Aim: Extract each line holding the word "code" from the entries.

Material for this task:
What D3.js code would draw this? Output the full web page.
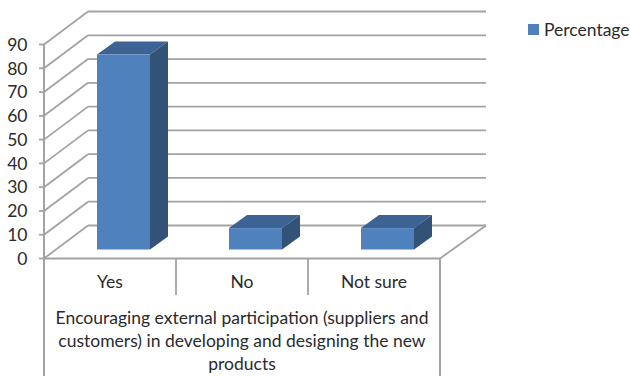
<!DOCTYPE html>
<html>
<head>
<meta charset="utf-8">
<script src="https://cdn.jsdelivr.net/npm/d3@7"></script>
<style>
  html, body { margin: 0; padding: 0; background: #fff; }
  svg { display: block; }
  text { font-family: Lato, "Open Sans", sans-serif; fill: #2b2b2b; }
</style>
</head>
<body>
<svg id="chart" width="630" height="376"></svg>
<script>
const categories = ["Yes", "No", "Not sure"];
const percentages = [82, 9, 9];
const yTicks = [0, 10, 20, 30, 40, 50, 60, 70, 80, 90];
const seriesName = "Percentage";
const axisTitleLines = [
  "Encouraging external participation (suppliers and",
  "customers) in developing and designing the new",
  "products"
];

const svg = d3.select("#chart");

// Front plane of the plot box, plus the oblique offset to its back wall.
const plot = { left: 44, right: 440, bottom: 258.5, top: 44.5 };
const depth = { x: 44, y: -33 };
const barDepth = { x: 18, y: -13 };
const barInset = { x: 12, y: -9 };
const labelSize = 17.5;

const x = d3.scaleBand().domain(categories).range([plot.left, plot.right]).paddingInner(0).paddingOuter(0);
const y = d3.scaleLinear().domain([0, 90]).range([plot.bottom, plot.top]);

const gridColor = "#a3a3a3";
const line = (x1, y1, x2, y2, w = 1.8) =>
  svg.append("line").attr("x1", x1).attr("y1", y1).attr("x2", x2).attr("y2", y2)
    .attr("stroke", gridColor).attr("stroke-width", w);

// Gridlines: a slanted run along the side wall, then across the back wall.
yTicks.forEach(t => {
  const yy = y(t);
  line(plot.left, yy, plot.left + depth.x, yy + depth.y);
  line(plot.left + depth.x, yy + depth.y, plot.right + depth.x + 2, yy + depth.y);
  line(plot.left - 5, yy, plot.left, yy);
});

// Right edge of the floor.
line(plot.right, plot.bottom, plot.right + depth.x + 2, plot.bottom + depth.y);

// Front axis lines and the category table below the floor.
line(plot.left, plot.top, plot.left, 376, 2);
line(plot.left, plot.bottom, plot.right, plot.bottom, 2);
line(plot.right, plot.bottom, plot.right, 376, 2);
categories.slice(1).forEach(c => line(x(c), plot.bottom, x(c), 295));

// Each bar is a front face, a top face and a side face.
const barWidth = 53;
const bars = svg.append("g").selectAll("g")
  .data(categories.map((c, i) => ({ c, v: percentages[i] })))
  .join("g");

const frontX = d => x(d.c) + (x.bandwidth() - barWidth) / 2 + barInset.x + 1.5;
const frontTop = d => y(d.v) + barInset.y;
const frontBottom = () => y(0) + barInset.y;

bars.append("polygon")
  .attr("fill", "#3c6394")
  .attr("points", d => {
    const l = frontX(d), r = l + barWidth, t = frontTop(d);
    return [[l, t], [r, t], [r + barDepth.x, t + barDepth.y], [l + barDepth.x, t + barDepth.y]].join(" ");
  });

bars.append("polygon")
  .attr("fill", "#325278")
  .attr("points", d => {
    const r = frontX(d) + barWidth, t = frontTop(d), b = frontBottom();
    return [[r, t], [r + barDepth.x, t + barDepth.y], [r + barDepth.x, b + barDepth.y], [r, b]].join(" ");
  });

bars.append("rect")
  .attr("fill", "#4f81bd")
  .attr("x", frontX)
  .attr("y", frontTop)
  .attr("width", barWidth)
  .attr("height", d => frontBottom() - frontTop(d));

// Value axis labels.
svg.append("g").selectAll("text")
  .data(yTicks)
  .join("text")
  .attr("x", 27.5)
  .attr("y", d => y(d))
  .attr("dy", "0.36em")
  .attr("text-anchor", "end")
  .attr("font-size", labelSize)
  .text(d => d);

// Category labels.
svg.append("g").selectAll("text")
  .data(categories)
  .join("text")
  .attr("x", d => x(d) + x.bandwidth() / 2)
  .attr("y", 288)
  .attr("text-anchor", "middle")
  .attr("font-size", labelSize)
  .text(d => d);

// Wrapped multi-level category caption.
svg.append("g").selectAll("text")
  .data(axisTitleLines)
  .join("text")
  .attr("x", 242)
  .attr("y", (d, i) => 324 + i * 23)
  .attr("text-anchor", "middle")
  .attr("font-size", labelSize)
  .text(d => d);

// Legend.
svg.append("rect").attr("x", 528).attr("y", 24).attr("width", 11).attr("height", 11).attr("fill", "#4f81bd");
svg.append("text").attr("x", 544).attr("y", 35.5).attr("font-size", labelSize).text(seriesName);
</script>
</body>
</html>
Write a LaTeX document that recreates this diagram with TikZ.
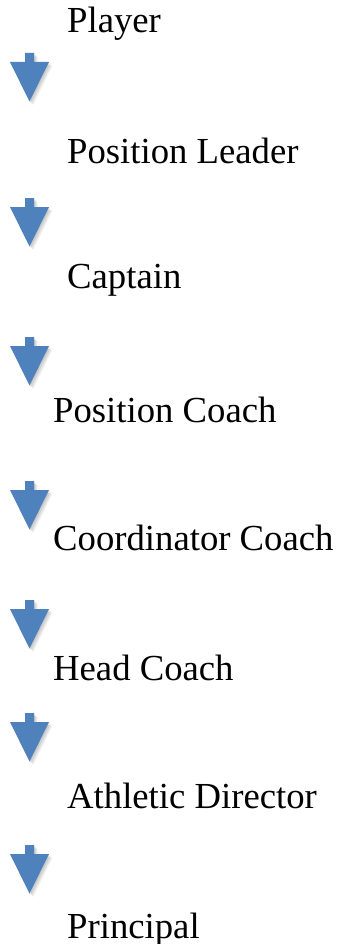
\documentclass[tikz,border=0pt]{standalone}
\usepackage{fontspec}
\setmainfont{Liberation Serif}
\usetikzlibrary{positioning}

\definecolor{chainblue}{RGB}{79,129,189}

\tikzset{
	rank/.style={anchor=base west,inner sep=0pt,font=\fontsize{36.7pt}{44pt}\selectfont},
	% block arrow pointing down, origin at top of the stem
	downarrow/.pic={
		\foreach \s in {1,...,4}
			\fill[black,opacity=0.06,xshift=0.9*\s pt,yshift=-0.9*\s pt] (-4.5,0) -- (4.5,0) -- (4.5,-9) -- (19.5,-9) -- (0,-48.5) -- (-19.5,-9) -- (-4.5,-9) -- cycle;
		\fill[chainblue] (-4.5,0) -- (4.5,0) -- (4.5,-9) -- (19.5,-9) -- (0,-48.5) -- (-19.5,-9) -- (-4.5,-9) -- cycle;
	}
}

\begin{document}
\begin{tikzpicture}[x=1pt,y=1pt]
	\useasboundingbox (0,0) rectangle (343,-944);

	\node (player) at (67,-33) [rank] {Player};
	\node (posleader) at (67,-164) [rank] {Position Leader};
	\node (captain) at (67,-288) [rank] {Captain};
	\node (poscoach) at (53,-422) [rank] {Position Coach};
	\node (coordcoach) at (53,-550) [rank] {Coordinator Coach};
	\node (headcoach) at (53,-680) [rank] {Head Coach};
	\node (ad) at (67,-808) [rank] {Athletic Director};
	\node (principal) at (67,-938) [rank] {Principal};

	%arrows
	\pic (arr1) at (29.5,-53) {downarrow};
	\pic (arr2) at (29.5,-198) {downarrow};
	\pic (arr3) at (29.5,-337) {downarrow};
	\pic (arr4) at (29.5,-481) {downarrow};
	\pic (arr5) at (29.5,-600) {downarrow};
	\pic (arr6) at (29.5,-713) {downarrow};
	\pic (arr7) at (29.5,-845) {downarrow};
\end{tikzpicture}
\end{document}
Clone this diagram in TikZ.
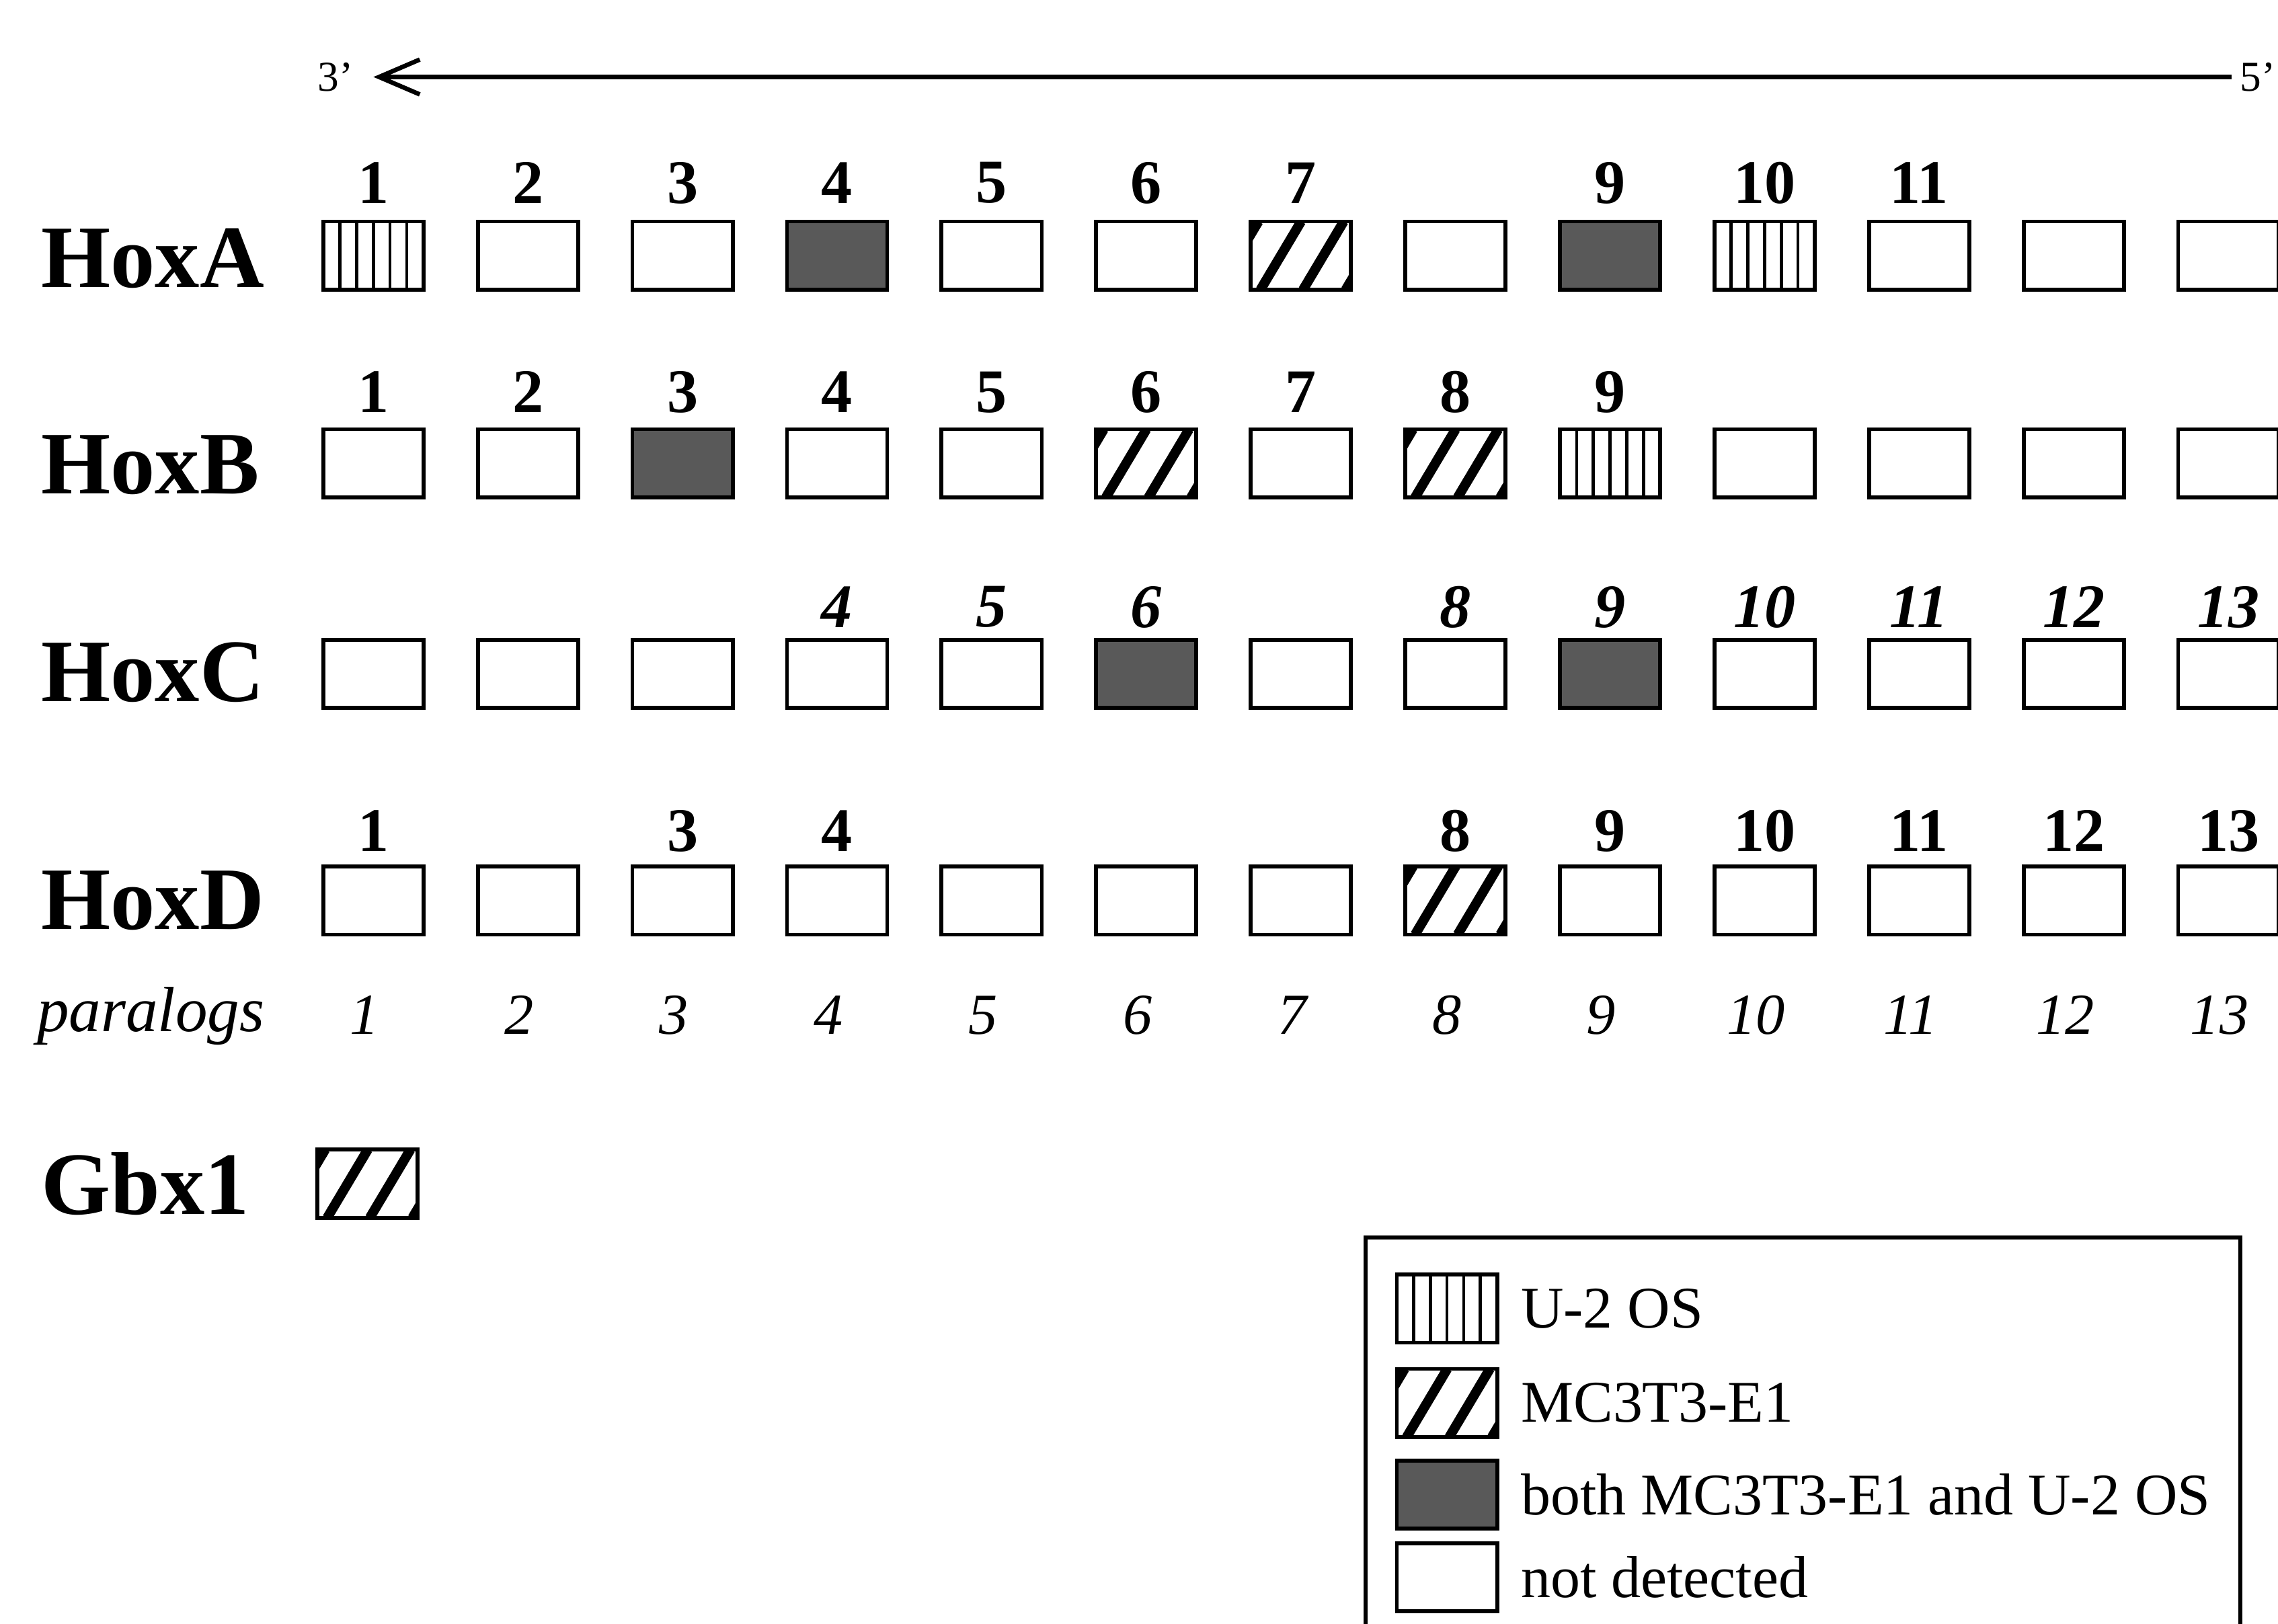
\documentclass[tikz,border=0pt]{standalone}
\usepackage{fontspec}
\setmainfont{Liberation Serif}
\usetikzlibrary{arrows.meta,positioning}

\tikzset{every picture/.style={line width=0.75pt}}
\tikzset{
  gND/.style={draw, line width=2pt, fill=white, minimum width=51.75pt, minimum height=35.25pt, inner sep=0pt},
  gUOS/.style={gND, path picture={\foreach \k in {1,...,5} \draw[line width=1.6pt] ([xshift=\k*8.625pt]path picture bounding box.south west) -- ([xshift=\k*8.625pt]path picture bounding box.north west);}},
  gMC/.style={gND, path picture={\foreach \k in {-17,5,27,49} \draw[line width=5pt] ([xshift={\k*1pt}]path picture bounding box.south west) -- ([xshift={(\k+21)*1pt}]path picture bounding box.north west);}},
  gBoth/.style={gND, fill=black!65},
  genelab/.style={font=\fontsize{46}{46}\selectfont\bfseries, anchor=west, inner sep=0pt},
  numlab/.style={font=\fontsize{32}{32}\selectfont\bfseries, inner sep=0pt},
  numlabit/.style={numlab, font=\fontsize{32}{32}\selectfont\bfseries\itshape},
  parlab/.style={font=\fontsize{30}{30}\selectfont\itshape, inner sep=0pt, anchor=base},
  leglab/.style={font=\fontsize{30.5}{30.5}\selectfont, inner sep=0pt, anchor=west},
  endlab/.style={font=\fontsize{22}{22}\selectfont, inner sep=0pt}
}

\begin{document}
\begin{tikzpicture}[x=0.75pt,y=0.75pt,yscale=-1,xscale=1]
\useasboundingbox (0,0) rectangle (1568,1118);

% 3' <- 5' direction
\node[endlab] (three) at (231,53) {3'};
\node[endlab, anchor=east] (five) at (1567,53) {5'};
\draw[line width=2.3pt, -{Straight Barb[length=21pt,width=18pt]}, shorten <=4pt, shorten >=10pt] (five.west) -- (three.east);

% HoxA
\node[genelab] (HoxA) at (28,178) {HoxA};
\foreach \t [count=\i] in {gUOS,gND,gND,gBoth,gND,gND,gMC,gND,gBoth,gUOS,gND,gND,gND}
  \node[\t] (A\i) at ({257+106.4*(\i-1)},176) {};
\foreach \n in {1,2,3,4,5,6,7,9,10,11}
  \node[numlab] (nA\n) at ({257+106.4*(\n-1)},126) {\n};

% HoxB
\node[genelab] (HoxB) at (28,320) {HoxB};
\foreach \t [count=\i] in {gND,gND,gBoth,gND,gND,gMC,gND,gMC,gUOS,gND,gND,gND,gND}
  \node[\t] (B\i) at ({257+106.4*(\i-1)},319) {};
\foreach \n in {1,...,9}
  \node[numlab] (nB\n) at ({257+106.4*(\n-1)},270) {\n};

% HoxC
\node[genelab] (HoxC) at (28,463) {HoxC};
\foreach \t [count=\i] in {gND,gND,gND,gND,gND,gBoth,gND,gND,gBoth,gND,gND,gND,gND}
  \node[\t] (C\i) at ({257+106.4*(\i-1)},464) {};
\foreach \n in {4,5,6,8,9,10,11,12,13}
  \node[numlabit] (nC\n) at ({257+106.4*(\n-1)},418) {\n};

% HoxD
\node[genelab] (HoxD) at (28,620) {HoxD};
\foreach \t [count=\i] in {gND,gND,gND,gND,gND,gND,gND,gMC,gND,gND,gND,gND,gND}
  \node[\t] (D\i) at ({257+106.4*(\i-1)},620) {};
\foreach \n in {1,3,4,8,9,10,11,12,13}
  \node[numlab] (nD\n) at ({257+106.4*(\n-1)},572) {\n};

% paralog groups
\node[parlab, anchor=base west, font=\fontsize{33}{33}\selectfont\itshape] (par) at (25,710) {paralogs};
\foreach \n in {1,...,13}
  \node[parlab] (p\n) at ({251+106.4*(\n-1)},712) {\n};

% Gbx1
\node[genelab] (Gbx1) at (28,815) {Gbx1};
\node[gMC] (G1) at (253,815) {};

% legend
\draw[line width=2pt] (940,1118) -- (940,852) -- (1542,852) -- (1542,1118);
\node[gUOS] (kUOS) at (996,901) {};
\node[leglab, right=11pt of kUOS] {U-2 OS};
\node[gMC] (kMC) at (996,966) {};
\node[leglab, right=11pt of kMC] {MC3T3-E1};
\node[gBoth] (kBoth) at (996,1029) {};
\node[leglab, right=11pt of kBoth] {both MC3T3-E1 and U-2 OS};
\node[gND] (kND) at (996,1086) {};
\node[leglab, right=11pt of kND] {not detected};

\end{tikzpicture}
\end{document}
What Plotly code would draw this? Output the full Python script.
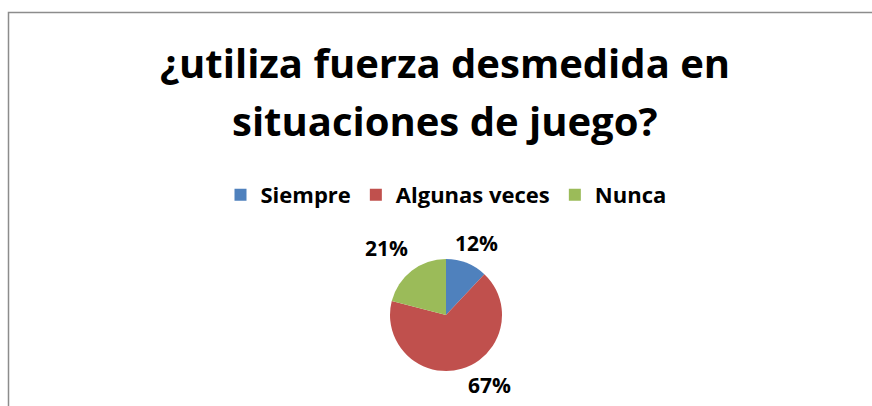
import math
import plotly.graph_objects as go

categories = ["Siempre", "Algunas veces", "Nunca"]
values = [12, 67, 21]
colors = ["#4F81BD", "#C0504D", "#9BBB59"]
title_lines = ["¿utiliza fuerza desmedida en", "situaciones de juego?"]

W, H = 872, 406
cx, cy, R = 446, 315, 56  # pie centre / radius in pixels (from top-left)

fig = go.Figure(go.Pie(
    labels=categories,
    values=values,
    marker=dict(colors=colors, line=dict(width=0)),
    sort=False,
    direction="clockwise",
    rotation=0,
    textinfo="none",
    hoverinfo="label+percent",
    domain=dict(x=[(cx - R) / W, (cx + R) / W],
                y=[(H - cy - R) / H, (H - cy + R) / H]),
))

# percentage labels placed outside each slice, from the slice mid-angle
total = sum(values)
cum = 0
nudges = [(2, 0), (22, -4), (-12, -6)]
annotations = []
for v, (nx, ny) in zip(values, nudges):
    mid = (cum + v / 2) / total * 2 * math.pi
    cum += v
    k = 1.38
    px = cx + R * k * math.sin(mid) + nx
    py = cy - R * k * math.cos(mid) + ny
    annotations.append(dict(
        x=px / W, y=1 - py / H, xref="paper", yref="paper",
        text=f"{round(v / total * 100)}%", showarrow=False,
        font=dict(family="Open Sans", size=21, color="#000000", weight="bold"),
        xanchor="center", yanchor="middle",
    ))

# title lines
for txt, base in zip(title_lines, [62, 120]):
    annotations.append(dict(
        x=445 / W, y=1 - base / H, xref="paper", yref="paper",
        text=txt, showarrow=False,
        font=dict(family="Open Sans", size=40, color="#000000", weight="bold"),
        xanchor="center", yanchor="middle",
    ))

fig.update_layout(
    width=W, height=H,
    margin=dict(l=0, r=0, t=0, b=0),
    paper_bgcolor="#FFFFFF",
    plot_bgcolor="#FFFFFF",
    showlegend=True,
    legend=dict(
        orientation="h", x=446 / W, xanchor="center",
        y=1 - 195 / H, yanchor="middle",
        font=dict(family="Open Sans", size=22, color="#000000", weight="bold"),
        itemwidth=30, traceorder="normal",
        bgcolor="rgba(0,0,0,0)",
    ),
    annotations=annotations,
    shapes=[dict(
        type="rect", xref="paper", yref="paper",
        x0=8.5 / W, x1=1.02, y0=-0.02, y1=1 - 12.5 / H,
        line=dict(color="#8C8C8C", width=1.5), fillcolor="rgba(0,0,0,0)",
        layer="below",
    )],
)

fig.write_html("out.html", post_script="document.body.style.margin='0';",
               config={"displayModeBar": False})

Task response:
What D3.js code would draw this? Output the full web page.
What Plotly code would draw this? Output the full Python script.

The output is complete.